### What is being asked
Everything in the data should be repeated exactly, save for the images.
━━━ Data lines
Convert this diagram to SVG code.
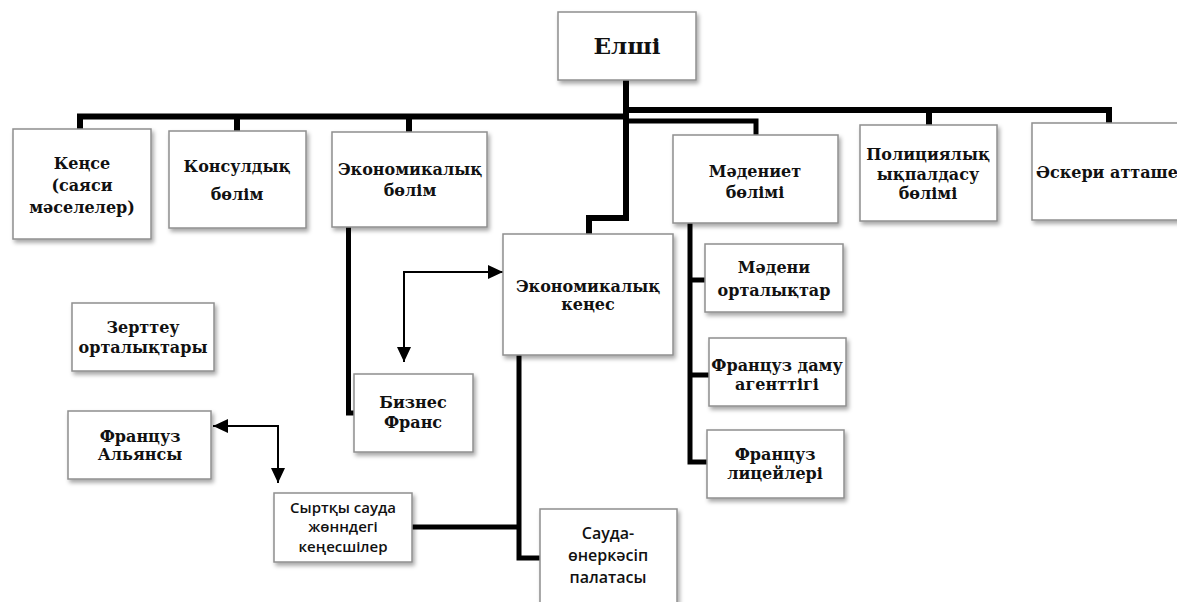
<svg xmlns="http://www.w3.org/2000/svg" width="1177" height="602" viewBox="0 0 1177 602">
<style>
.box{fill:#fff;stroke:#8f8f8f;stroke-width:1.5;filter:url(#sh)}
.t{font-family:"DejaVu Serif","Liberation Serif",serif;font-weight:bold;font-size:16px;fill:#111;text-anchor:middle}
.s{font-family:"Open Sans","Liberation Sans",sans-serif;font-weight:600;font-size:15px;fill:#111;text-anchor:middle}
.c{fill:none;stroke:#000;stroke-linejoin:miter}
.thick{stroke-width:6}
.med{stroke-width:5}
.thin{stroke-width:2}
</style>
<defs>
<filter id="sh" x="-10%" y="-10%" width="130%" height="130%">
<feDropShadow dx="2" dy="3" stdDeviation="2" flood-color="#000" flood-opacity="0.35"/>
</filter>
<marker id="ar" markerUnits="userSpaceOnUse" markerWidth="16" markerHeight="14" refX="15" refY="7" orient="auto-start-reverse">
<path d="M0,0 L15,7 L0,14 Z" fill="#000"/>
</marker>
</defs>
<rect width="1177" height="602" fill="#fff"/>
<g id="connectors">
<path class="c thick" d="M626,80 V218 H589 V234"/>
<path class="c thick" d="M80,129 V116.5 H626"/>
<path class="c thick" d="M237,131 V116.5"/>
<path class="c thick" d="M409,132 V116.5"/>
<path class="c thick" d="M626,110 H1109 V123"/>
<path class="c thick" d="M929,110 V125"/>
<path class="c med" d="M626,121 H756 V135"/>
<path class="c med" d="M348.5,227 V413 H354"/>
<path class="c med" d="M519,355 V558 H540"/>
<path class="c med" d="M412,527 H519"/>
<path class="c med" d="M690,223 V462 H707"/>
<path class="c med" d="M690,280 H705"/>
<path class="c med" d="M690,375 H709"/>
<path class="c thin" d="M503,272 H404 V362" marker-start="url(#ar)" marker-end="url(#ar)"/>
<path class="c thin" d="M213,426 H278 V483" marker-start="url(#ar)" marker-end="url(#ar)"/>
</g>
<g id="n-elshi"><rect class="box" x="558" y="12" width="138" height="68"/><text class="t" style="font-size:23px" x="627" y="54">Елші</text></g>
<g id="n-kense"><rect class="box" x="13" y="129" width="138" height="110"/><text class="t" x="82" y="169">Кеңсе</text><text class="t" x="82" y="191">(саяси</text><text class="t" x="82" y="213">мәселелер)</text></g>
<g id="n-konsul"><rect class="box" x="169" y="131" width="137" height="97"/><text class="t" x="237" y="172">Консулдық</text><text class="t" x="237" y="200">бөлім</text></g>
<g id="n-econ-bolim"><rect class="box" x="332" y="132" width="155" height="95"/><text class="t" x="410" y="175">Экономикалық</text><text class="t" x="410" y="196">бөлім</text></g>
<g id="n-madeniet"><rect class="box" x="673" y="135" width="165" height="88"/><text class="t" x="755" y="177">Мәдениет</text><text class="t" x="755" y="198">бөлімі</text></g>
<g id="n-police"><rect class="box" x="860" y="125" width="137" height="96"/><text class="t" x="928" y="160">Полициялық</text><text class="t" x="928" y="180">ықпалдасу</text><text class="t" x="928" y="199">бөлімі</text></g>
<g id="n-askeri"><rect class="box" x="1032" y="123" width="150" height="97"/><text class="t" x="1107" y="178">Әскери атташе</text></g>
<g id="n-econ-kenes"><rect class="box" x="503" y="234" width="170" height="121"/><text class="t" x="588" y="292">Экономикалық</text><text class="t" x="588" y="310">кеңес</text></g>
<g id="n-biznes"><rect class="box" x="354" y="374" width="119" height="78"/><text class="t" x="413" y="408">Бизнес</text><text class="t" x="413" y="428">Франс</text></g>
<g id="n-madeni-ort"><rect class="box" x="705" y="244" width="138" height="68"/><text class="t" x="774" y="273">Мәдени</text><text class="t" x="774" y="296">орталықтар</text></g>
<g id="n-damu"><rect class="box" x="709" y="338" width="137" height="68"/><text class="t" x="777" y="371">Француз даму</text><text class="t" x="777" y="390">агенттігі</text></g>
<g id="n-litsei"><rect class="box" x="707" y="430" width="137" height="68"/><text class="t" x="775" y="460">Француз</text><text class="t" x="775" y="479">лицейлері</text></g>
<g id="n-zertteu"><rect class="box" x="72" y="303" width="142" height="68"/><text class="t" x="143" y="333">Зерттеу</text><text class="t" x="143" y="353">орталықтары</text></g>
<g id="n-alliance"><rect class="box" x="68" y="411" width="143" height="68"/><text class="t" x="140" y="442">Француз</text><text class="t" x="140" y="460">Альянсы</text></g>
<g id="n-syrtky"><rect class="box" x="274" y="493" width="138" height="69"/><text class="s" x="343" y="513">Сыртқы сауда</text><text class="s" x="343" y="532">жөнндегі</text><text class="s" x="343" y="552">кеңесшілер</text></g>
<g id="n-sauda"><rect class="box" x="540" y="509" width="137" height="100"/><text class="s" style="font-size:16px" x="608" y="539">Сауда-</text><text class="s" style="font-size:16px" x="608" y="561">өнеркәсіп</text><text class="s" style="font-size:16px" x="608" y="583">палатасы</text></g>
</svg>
━━━━━━
### Output for this exercise
Convert this diagram to SVG code.
<svg xmlns="http://www.w3.org/2000/svg" width="1177" height="602" viewBox="0 0 1177 602">
<style>
.box{fill:#fff;stroke:#8f8f8f;stroke-width:1.5;filter:url(#sh)}
.t{font-family:"DejaVu Serif","Liberation Serif",serif;font-weight:bold;font-size:16px;fill:#111;text-anchor:middle}
.s{font-family:"Open Sans","Liberation Sans",sans-serif;font-weight:600;font-size:15px;fill:#111;text-anchor:middle}
.c{fill:none;stroke:#000;stroke-linejoin:miter}
.thick{stroke-width:6}
.med{stroke-width:5}
.thin{stroke-width:2}
</style>
<defs>
<filter id="sh" x="-10%" y="-10%" width="130%" height="130%">
<feDropShadow dx="2" dy="3" stdDeviation="2" flood-color="#000" flood-opacity="0.35"/>
</filter>
<marker id="ar" markerUnits="userSpaceOnUse" markerWidth="16" markerHeight="14" refX="15" refY="7" orient="auto-start-reverse">
<path d="M0,0 L15,7 L0,14 Z" fill="#000"/>
</marker>
</defs>
<rect width="1177" height="602" fill="#fff"/>
<g id="connectors">
<path class="c thick" d="M626,80 V218 H589 V234"/>
<path class="c thick" d="M80,129 V116.5 H626"/>
<path class="c thick" d="M237,131 V116.5"/>
<path class="c thick" d="M409,132 V116.5"/>
<path class="c thick" d="M626,110 H1109 V123"/>
<path class="c thick" d="M929,110 V125"/>
<path class="c med" d="M626,121 H756 V135"/>
<path class="c med" d="M348.5,227 V413 H354"/>
<path class="c med" d="M519,355 V558 H540"/>
<path class="c med" d="M412,527 H519"/>
<path class="c med" d="M690,223 V462 H707"/>
<path class="c med" d="M690,280 H705"/>
<path class="c med" d="M690,375 H709"/>
<path class="c thin" d="M503,272 H404 V362" marker-start="url(#ar)" marker-end="url(#ar)"/>
<path class="c thin" d="M213,426 H278 V483" marker-start="url(#ar)" marker-end="url(#ar)"/>
</g>
<g id="n-elshi"><rect class="box" x="558" y="12" width="138" height="68"/><text class="t" style="font-size:23px" x="627" y="54">Елші</text></g>
<g id="n-kense"><rect class="box" x="13" y="129" width="138" height="110"/><text class="t" x="82" y="169">Кеңсе</text><text class="t" x="82" y="191">(саяси</text><text class="t" x="82" y="213">мәселелер)</text></g>
<g id="n-konsul"><rect class="box" x="169" y="131" width="137" height="97"/><text class="t" x="237" y="172">Консулдық</text><text class="t" x="237" y="200">бөлім</text></g>
<g id="n-econ-bolim"><rect class="box" x="332" y="132" width="155" height="95"/><text class="t" x="410" y="175">Экономикалық</text><text class="t" x="410" y="196">бөлім</text></g>
<g id="n-madeniet"><rect class="box" x="673" y="135" width="165" height="88"/><text class="t" x="755" y="177">Мәдениет</text><text class="t" x="755" y="198">бөлімі</text></g>
<g id="n-police"><rect class="box" x="860" y="125" width="137" height="96"/><text class="t" x="928" y="160">Полициялық</text><text class="t" x="928" y="180">ықпалдасу</text><text class="t" x="928" y="199">бөлімі</text></g>
<g id="n-askeri"><rect class="box" x="1032" y="123" width="150" height="97"/><text class="t" x="1107" y="178">Әскери атташе</text></g>
<g id="n-econ-kenes"><rect class="box" x="503" y="234" width="170" height="121"/><text class="t" x="588" y="292">Экономикалық</text><text class="t" x="588" y="310">кеңес</text></g>
<g id="n-biznes"><rect class="box" x="354" y="374" width="119" height="78"/><text class="t" x="413" y="408">Бизнес</text><text class="t" x="413" y="428">Франс</text></g>
<g id="n-madeni-ort"><rect class="box" x="705" y="244" width="138" height="68"/><text class="t" x="774" y="273">Мәдени</text><text class="t" x="774" y="296">орталықтар</text></g>
<g id="n-damu"><rect class="box" x="709" y="338" width="137" height="68"/><text class="t" x="777" y="371">Француз даму</text><text class="t" x="777" y="390">агенттігі</text></g>
<g id="n-litsei"><rect class="box" x="707" y="430" width="137" height="68"/><text class="t" x="775" y="460">Француз</text><text class="t" x="775" y="479">лицейлері</text></g>
<g id="n-zertteu"><rect class="box" x="72" y="303" width="142" height="68"/><text class="t" x="143" y="333">Зерттеу</text><text class="t" x="143" y="353">орталықтары</text></g>
<g id="n-alliance"><rect class="box" x="68" y="411" width="143" height="68"/><text class="t" x="140" y="442">Француз</text><text class="t" x="140" y="460">Альянсы</text></g>
<g id="n-syrtky"><rect class="box" x="274" y="493" width="138" height="69"/><text class="s" x="343" y="513">Сыртқы сауда</text><text class="s" x="343" y="532">жөнндегі</text><text class="s" x="343" y="552">кеңесшілер</text></g>
<g id="n-sauda"><rect class="box" x="540" y="509" width="137" height="100"/><text class="s" style="font-size:16px" x="608" y="539">Сауда-</text><text class="s" style="font-size:16px" x="608" y="561">өнеркәсіп</text><text class="s" style="font-size:16px" x="608" y="583">палатасы</text></g>
</svg>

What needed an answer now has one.